As Jones explains, the process is evolving.

“Our first campaign, ‘The Talk,’ told the story of racial bias through the lens of the black mother, through the conversation that she was having with her children. But one of the things that we recognized is there was also a conversation we needed to have about black men, how they were portrayed in the media, and, frankly, about the full spectrum of who black men were at their best and who they were broadly that wasn’t being told. The fact that they are active fathers in their community. The fact that they are overcoming amazing obstacles to be successful. So, we wanted to have a research-based approach to really understand the realities that this community was going through, and to make sure that we could bring it to life in a very powerful and emotional way.
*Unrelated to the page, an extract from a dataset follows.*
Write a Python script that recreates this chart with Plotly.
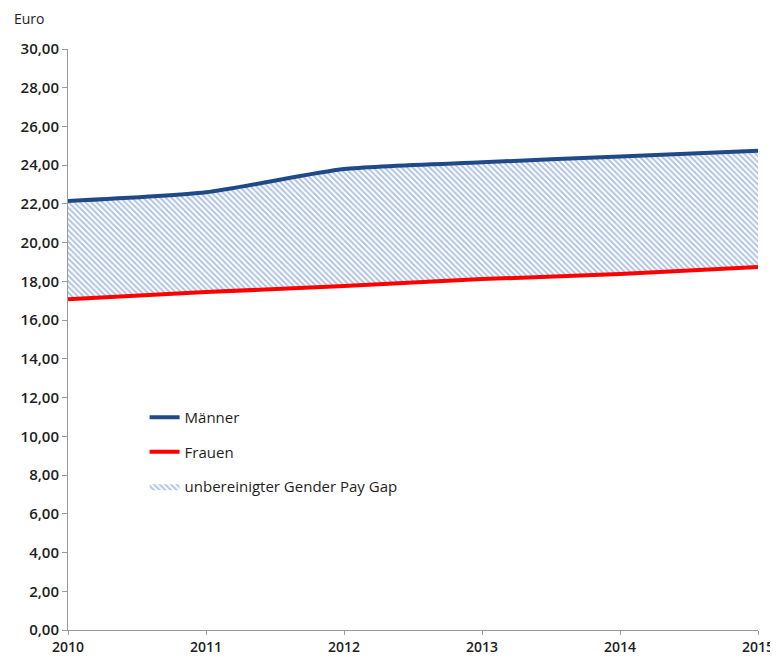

We took that research, understood what the core themes were, and found a creative way to bring the story to life, talking about just some of the everyday microaggressions that still exist. ‘The Look’ is the small look that you get when you’re the only one in the room. And I can tell you that’s a situation that I’ve been in. You get that look, and there are moments that have been created by implicit bias. We wanted to really shine a light on those situations because we think it will lead to a degree of dialogue and understanding that isn’t out there today.”

Both of these campaigns aim to start a conversation that’s long overdue because too many people find it uncomfortable. But when we wake up to the reality of racial bias, how comfortable should we be?

“We often hear that this is too divisive of a conversation, which just means that it’s uncomfortable,” says Jones.

“But because we haven’t had that most uncomfortable conversation yet, it’s very easy for us to skirt it over. So, we think it’s time we rip the band-aid off. It’s through conversation that you develop understanding, and then you can get to more positive action that helps bias become a thing of the past.”

The message that P&G is sending is clear. Now is the time to get comfortable being uncomfortable, develop empathy, and help activate change.